Information supplied:
# # # #
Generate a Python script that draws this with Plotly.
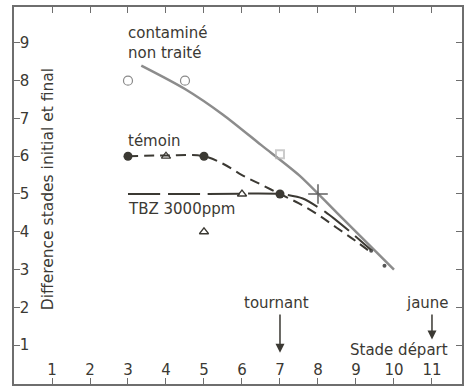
import plotly.graph_objects as go

# ---- data ----
x_ticks = [1, 2, 3, 4, 5, 6, 7, 8, 9, 10, 11]
y_ticks = [1, 2, 3, 4, 5, 6, 7, 8, 9]

# contaminé non traité
cont_line_x = [3.35, 4.5, 5.5, 6.5, 7.5, 8.5, 10.0]
cont_line_y = [8.4, 7.78, 7.1, 6.3, 5.5, 4.5, 3.0]
cont_pts_x = [3, 4.5]
cont_pts_y = [8, 8]
cont_extra_x = [7, 8]
cont_extra_y = [6.05, 5.0]
cont_dots_x = [9.4, 9.75]
cont_dots_y = [3.5, 3.1]

# témoin
tem_line_x = [3, 4, 5, 5.5, 6, 6.5, 7, 7.5, 8, 8.5, 9, 9.4]
tem_line_y = [6, 6.02, 6, 5.8, 5.5, 5.25, 5.0, 4.75, 4.45, 4.1, 3.75, 3.45]
tem_pts_x = [3, 5, 7]
tem_pts_y = [6, 6, 5]

# TBZ 3000 ppm
tbz_line_x = [3, 5, 7, 7.6, 8.2, 8.8, 9.4]
tbz_line_y = [5, 5, 5, 4.88, 4.52, 4.04, 3.52]
tbz_pts_x = [4, 6, 5]
tbz_pts_y = [6, 5, 4]

ink = "#3b3933"
gray = "#8c8c8c"
font = "DejaVu Sans"

fig = go.Figure()

fig.add_trace(go.Scatter(x=cont_line_x, y=cont_line_y, mode="lines",
                         line=dict(color=gray, width=2.5, shape="spline", smoothing=0.8),
                         hoverinfo="skip"))
fig.add_trace(go.Scatter(x=cont_pts_x, y=cont_pts_y, mode="markers",
                         marker=dict(symbol="circle-open", size=9,
                                     color="#8a8a8a", line=dict(width=1.2))))
fig.add_trace(go.Scatter(x=cont_extra_x, y=cont_extra_y, mode="markers",
                         marker=dict(symbol=["square-open", "cross-thin"], size=[8, 14],
                                     color=["#b5b5b5", "#555555"],
                                     line=dict(width=2, color=["#b5b5b5", "#555555"]))))
fig.add_trace(go.Scatter(x=cont_dots_x, y=cont_dots_y, mode="markers",
                         marker=dict(symbol="circle", size=4, color="#555555")))

fig.add_trace(go.Scatter(x=tem_line_x, y=tem_line_y, mode="lines",
                         line=dict(color=ink, width=2, dash="10px,6px", shape="spline"),
                         hoverinfo="skip"))
fig.add_trace(go.Scatter(x=tbz_line_x, y=tbz_line_y, mode="lines",
                         line=dict(color=ink, width=2, dash="32px,8px", shape="spline",
                                   smoothing=0.6),
                         hoverinfo="skip"))
fig.add_trace(go.Scatter(x=tem_pts_x, y=tem_pts_y, mode="markers",
                         marker=dict(symbol="circle", size=9, color=ink)))
fig.add_trace(go.Scatter(x=tbz_pts_x, y=tbz_pts_y, mode="markers",
                         marker=dict(symbol="triangle-up-open", size=8, color=ink,
                                     line=dict(width=1.3))))

axis_common = dict(showgrid=False, zeroline=False, showline=True, mirror="ticks",
                   linecolor="#6e6e6e", linewidth=1.5, ticks="inside", ticklen=6,
                   tickcolor="#6e6e6e", tickwidth=1.2,
                   tickfont=dict(family=font, size=15, color=ink),
                   ticklabelposition="inside")

fig.update_xaxes(range=[0, 11.79], tickvals=x_ticks, ticktext=[str(v) for v in x_ticks],
                 **axis_common)
fig.update_yaxes(range=[-0.03, 9.95], tickvals=y_ticks, ticktext=[str(v) for v in y_ticks],
                 **axis_common)

txt = dict(family=font, size=15, color=ink)
ann = [
    dict(x=2.95, y=9.0, text="contaminé<br>non traité", xanchor="left", yanchor="middle",
         showarrow=False, align="left", font=txt),
    dict(x=2.95, y=6.4, text="témoin", xanchor="left", yanchor="middle",
         showarrow=False, font=txt),
    dict(x=2.95, y=4.6, text="TBZ 3000ppm", xanchor="left", yanchor="middle",
         showarrow=False, font=txt),
    dict(x=6.9, y=2.12, text="tournant", xanchor="center", yanchor="middle",
         showarrow=False, font=txt),
    dict(x=10.87, y=2.12, text="jaune", xanchor="center", yanchor="middle",
         showarrow=False, font=txt),
    dict(x=10.13, y=0.88, text="Stade départ", xanchor="center", yanchor="middle",
         showarrow=False, font=txt),
    dict(x=7, y=0.8, ax=7, ay=1.85, axref="x", ayref="y", text="", showarrow=True,
         arrowhead=2, arrowsize=1.2, arrowwidth=1.5, arrowcolor=ink),
    dict(x=11, y=1.15, ax=11, ay=1.85, axref="x", ayref="y", text="", showarrow=True,
         arrowhead=2, arrowsize=1.2, arrowwidth=1.5, arrowcolor=ink),
    dict(x=0.9, y=5.13, text="Difference stades initial et final", textangle=-90,
         xanchor="center", yanchor="middle", showarrow=False,
         font=dict(family=font, size=15.5, color=ink)),
]
fig.update_layout(annotations=ann, showlegend=False, width=471, height=389,
                  margin=dict(l=14, r=9, t=7, b=5),
                  paper_bgcolor="white", plot_bgcolor="white")

fig.write_html("out.html", config={"displayModeBar": False},
               post_script="document.body.style.margin='0';document.body.style.overflow='hidden';")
# # # #
Task brief: Leave out the pictures, then repeat the listing above exactly from its first line to the line with "fig = go.Figure()", inclusive.

Exercise solution:
Generate a Python script that draws this with Plotly.
import plotly.graph_objects as go

# ---- data ----
x_ticks = [1, 2, 3, 4, 5, 6, 7, 8, 9, 10, 11]
y_ticks = [1, 2, 3, 4, 5, 6, 7, 8, 9]

# contaminé non traité
cont_line_x = [3.35, 4.5, 5.5, 6.5, 7.5, 8.5, 10.0]
cont_line_y = [8.4, 7.78, 7.1, 6.3, 5.5, 4.5, 3.0]
cont_pts_x = [3, 4.5]
cont_pts_y = [8, 8]
cont_extra_x = [7, 8]
cont_extra_y = [6.05, 5.0]
cont_dots_x = [9.4, 9.75]
cont_dots_y = [3.5, 3.1]

# témoin
tem_line_x = [3, 4, 5, 5.5, 6, 6.5, 7, 7.5, 8, 8.5, 9, 9.4]
tem_line_y = [6, 6.02, 6, 5.8, 5.5, 5.25, 5.0, 4.75, 4.45, 4.1, 3.75, 3.45]
tem_pts_x = [3, 5, 7]
tem_pts_y = [6, 6, 5]

# TBZ 3000 ppm
tbz_line_x = [3, 5, 7, 7.6, 8.2, 8.8, 9.4]
tbz_line_y = [5, 5, 5, 4.88, 4.52, 4.04, 3.52]
tbz_pts_x = [4, 6, 5]
tbz_pts_y = [6, 5, 4]

ink = "#3b3933"
gray = "#8c8c8c"
font = "DejaVu Sans"

fig = go.Figure()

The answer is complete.